======== Data lines

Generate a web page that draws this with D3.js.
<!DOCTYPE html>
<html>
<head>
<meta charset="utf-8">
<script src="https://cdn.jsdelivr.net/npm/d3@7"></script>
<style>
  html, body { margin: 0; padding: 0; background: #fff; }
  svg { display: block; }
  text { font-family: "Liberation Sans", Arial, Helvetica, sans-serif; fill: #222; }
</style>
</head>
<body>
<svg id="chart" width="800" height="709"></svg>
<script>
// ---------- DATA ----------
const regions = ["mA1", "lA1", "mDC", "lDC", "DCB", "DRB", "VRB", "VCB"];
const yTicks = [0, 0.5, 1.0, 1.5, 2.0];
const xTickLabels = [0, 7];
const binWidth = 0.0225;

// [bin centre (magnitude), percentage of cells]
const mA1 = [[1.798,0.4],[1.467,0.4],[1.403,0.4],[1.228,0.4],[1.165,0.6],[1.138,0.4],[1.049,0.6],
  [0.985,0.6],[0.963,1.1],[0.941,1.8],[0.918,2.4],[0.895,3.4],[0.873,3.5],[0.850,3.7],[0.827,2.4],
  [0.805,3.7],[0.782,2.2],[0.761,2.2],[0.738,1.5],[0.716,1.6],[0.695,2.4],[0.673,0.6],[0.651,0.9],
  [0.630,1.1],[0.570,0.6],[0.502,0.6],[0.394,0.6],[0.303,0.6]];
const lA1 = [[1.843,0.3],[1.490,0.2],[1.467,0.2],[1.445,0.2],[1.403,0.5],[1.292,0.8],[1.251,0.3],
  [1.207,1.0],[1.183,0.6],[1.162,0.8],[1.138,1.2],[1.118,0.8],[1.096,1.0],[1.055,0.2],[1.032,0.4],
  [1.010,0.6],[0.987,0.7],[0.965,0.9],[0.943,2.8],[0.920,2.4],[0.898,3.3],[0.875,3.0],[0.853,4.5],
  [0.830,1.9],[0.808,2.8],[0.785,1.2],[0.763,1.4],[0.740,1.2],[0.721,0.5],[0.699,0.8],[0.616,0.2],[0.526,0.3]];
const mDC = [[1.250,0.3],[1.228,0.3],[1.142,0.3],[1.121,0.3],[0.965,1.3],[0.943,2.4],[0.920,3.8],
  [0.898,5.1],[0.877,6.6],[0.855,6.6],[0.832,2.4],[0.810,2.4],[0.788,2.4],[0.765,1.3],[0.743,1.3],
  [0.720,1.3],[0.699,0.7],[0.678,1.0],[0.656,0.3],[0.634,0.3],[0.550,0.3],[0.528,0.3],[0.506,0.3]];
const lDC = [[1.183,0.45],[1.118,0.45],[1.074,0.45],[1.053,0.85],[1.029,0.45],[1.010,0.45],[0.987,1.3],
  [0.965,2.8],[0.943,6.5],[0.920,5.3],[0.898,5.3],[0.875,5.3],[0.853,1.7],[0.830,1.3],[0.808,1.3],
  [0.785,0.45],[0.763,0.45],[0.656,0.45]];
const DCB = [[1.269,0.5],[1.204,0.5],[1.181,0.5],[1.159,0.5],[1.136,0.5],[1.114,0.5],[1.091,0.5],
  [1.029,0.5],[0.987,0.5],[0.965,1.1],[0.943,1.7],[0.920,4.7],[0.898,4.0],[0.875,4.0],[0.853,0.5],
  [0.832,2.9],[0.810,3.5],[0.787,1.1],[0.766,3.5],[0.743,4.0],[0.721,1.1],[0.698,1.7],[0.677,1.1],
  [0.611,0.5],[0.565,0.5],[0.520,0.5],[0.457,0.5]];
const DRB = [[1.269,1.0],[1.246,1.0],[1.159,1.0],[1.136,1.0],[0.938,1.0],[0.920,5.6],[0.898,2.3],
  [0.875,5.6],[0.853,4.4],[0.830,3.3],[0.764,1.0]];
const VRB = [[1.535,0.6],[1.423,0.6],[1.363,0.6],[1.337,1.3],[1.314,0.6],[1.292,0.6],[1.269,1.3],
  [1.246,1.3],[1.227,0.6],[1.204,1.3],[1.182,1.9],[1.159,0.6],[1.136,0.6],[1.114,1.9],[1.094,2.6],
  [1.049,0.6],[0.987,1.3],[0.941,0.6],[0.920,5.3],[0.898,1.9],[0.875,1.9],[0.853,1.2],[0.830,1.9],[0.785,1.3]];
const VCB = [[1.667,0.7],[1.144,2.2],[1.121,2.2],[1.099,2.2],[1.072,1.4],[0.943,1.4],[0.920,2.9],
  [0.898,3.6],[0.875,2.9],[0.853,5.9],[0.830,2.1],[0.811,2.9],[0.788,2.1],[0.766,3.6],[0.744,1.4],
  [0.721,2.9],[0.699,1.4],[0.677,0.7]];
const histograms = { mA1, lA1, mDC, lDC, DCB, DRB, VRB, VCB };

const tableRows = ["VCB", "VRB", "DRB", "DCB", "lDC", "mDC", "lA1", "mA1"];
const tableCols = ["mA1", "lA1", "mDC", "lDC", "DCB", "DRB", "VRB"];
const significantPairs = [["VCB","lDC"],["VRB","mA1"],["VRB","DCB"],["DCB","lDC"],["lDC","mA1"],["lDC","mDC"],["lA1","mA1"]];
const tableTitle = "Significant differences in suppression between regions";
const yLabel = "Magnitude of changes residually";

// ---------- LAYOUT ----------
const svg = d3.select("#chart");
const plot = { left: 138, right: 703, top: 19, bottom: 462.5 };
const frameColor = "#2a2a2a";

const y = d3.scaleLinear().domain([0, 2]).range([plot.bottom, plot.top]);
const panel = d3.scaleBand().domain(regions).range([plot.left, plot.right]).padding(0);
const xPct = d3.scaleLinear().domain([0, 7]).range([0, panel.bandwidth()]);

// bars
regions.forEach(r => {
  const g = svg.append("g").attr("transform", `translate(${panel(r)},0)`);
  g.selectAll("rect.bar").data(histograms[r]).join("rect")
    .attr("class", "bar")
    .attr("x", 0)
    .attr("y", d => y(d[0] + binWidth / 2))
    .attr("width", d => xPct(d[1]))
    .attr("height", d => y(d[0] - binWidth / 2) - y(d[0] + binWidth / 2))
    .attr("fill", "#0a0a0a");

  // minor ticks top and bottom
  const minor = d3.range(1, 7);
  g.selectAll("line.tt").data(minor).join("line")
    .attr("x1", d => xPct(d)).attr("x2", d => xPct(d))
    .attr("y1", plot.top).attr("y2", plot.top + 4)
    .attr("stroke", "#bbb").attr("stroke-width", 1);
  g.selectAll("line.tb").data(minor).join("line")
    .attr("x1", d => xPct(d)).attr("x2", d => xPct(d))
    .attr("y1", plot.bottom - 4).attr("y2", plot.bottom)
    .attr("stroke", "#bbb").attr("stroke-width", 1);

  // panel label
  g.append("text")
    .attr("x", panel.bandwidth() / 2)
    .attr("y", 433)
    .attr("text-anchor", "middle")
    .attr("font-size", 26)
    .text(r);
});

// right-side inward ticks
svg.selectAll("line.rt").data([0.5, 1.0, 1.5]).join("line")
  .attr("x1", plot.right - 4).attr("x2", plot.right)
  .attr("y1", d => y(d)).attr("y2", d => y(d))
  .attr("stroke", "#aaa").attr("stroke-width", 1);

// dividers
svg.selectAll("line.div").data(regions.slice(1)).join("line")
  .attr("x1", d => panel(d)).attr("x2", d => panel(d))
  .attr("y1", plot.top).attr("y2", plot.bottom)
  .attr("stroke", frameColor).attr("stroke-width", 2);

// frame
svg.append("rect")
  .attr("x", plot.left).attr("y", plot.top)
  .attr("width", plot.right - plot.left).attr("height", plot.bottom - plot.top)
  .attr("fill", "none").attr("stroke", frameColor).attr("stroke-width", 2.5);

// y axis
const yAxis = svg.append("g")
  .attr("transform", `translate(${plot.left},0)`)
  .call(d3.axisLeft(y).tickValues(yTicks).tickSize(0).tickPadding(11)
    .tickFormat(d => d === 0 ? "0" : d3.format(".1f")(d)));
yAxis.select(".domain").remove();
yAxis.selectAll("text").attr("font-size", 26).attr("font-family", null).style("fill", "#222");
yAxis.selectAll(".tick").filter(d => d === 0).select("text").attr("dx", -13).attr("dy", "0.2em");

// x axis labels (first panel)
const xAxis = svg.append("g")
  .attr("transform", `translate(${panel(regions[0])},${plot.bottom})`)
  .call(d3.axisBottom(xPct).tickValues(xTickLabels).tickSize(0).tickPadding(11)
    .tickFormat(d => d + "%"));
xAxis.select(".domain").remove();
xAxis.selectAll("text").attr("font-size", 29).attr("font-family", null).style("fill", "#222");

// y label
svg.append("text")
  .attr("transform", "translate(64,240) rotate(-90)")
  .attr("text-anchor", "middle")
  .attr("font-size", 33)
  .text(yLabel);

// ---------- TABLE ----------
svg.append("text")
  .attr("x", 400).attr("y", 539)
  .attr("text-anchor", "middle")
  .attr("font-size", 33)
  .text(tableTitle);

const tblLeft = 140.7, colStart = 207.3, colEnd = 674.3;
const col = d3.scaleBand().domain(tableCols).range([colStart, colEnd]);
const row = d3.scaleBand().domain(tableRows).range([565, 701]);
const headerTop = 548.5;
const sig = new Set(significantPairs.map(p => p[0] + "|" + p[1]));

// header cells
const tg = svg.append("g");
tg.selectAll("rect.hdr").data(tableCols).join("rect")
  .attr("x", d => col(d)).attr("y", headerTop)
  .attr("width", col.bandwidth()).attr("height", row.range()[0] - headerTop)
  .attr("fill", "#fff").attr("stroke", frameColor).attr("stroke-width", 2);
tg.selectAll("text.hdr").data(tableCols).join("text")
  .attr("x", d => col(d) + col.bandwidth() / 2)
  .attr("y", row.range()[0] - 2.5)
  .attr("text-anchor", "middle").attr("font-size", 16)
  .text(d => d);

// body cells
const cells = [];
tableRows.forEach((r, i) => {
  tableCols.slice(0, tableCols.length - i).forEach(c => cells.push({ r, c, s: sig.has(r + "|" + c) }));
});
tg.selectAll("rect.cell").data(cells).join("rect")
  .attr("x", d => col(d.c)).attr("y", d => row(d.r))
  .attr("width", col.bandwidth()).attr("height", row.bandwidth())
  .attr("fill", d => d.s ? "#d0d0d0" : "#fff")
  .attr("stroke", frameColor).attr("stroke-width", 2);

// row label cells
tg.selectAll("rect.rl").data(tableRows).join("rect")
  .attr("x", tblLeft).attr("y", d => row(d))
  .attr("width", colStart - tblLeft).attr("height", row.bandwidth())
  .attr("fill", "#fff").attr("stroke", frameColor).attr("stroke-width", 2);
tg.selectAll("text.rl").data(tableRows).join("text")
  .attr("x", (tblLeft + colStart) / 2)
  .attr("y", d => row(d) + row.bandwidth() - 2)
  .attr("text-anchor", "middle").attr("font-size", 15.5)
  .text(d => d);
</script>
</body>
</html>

================

→ Your instructions
What are the exact lines from the beginning of the material through the line containing "const binWidth = 0.0225;"? Write out those lines alone.

→ Exercise output
Generate a web page that draws this with D3.js.
<!DOCTYPE html>
<html>
<head>
<meta charset="utf-8">
<script src="https://cdn.jsdelivr.net/npm/d3@7"></script>
<style>
  html, body { margin: 0; padding: 0; background: #fff; }
  svg { display: block; }
  text { font-family: "Liberation Sans", Arial, Helvetica, sans-serif; fill: #222; }
</style>
</head>
<body>
<svg id="chart" width="800" height="709"></svg>
<script>
// ---------- DATA ----------
const regions = ["mA1", "lA1", "mDC", "lDC", "DCB", "DRB", "VRB", "VCB"];
const yTicks = [0, 0.5, 1.0, 1.5, 2.0];
const xTickLabels = [0, 7];
const binWidth = 0.0225;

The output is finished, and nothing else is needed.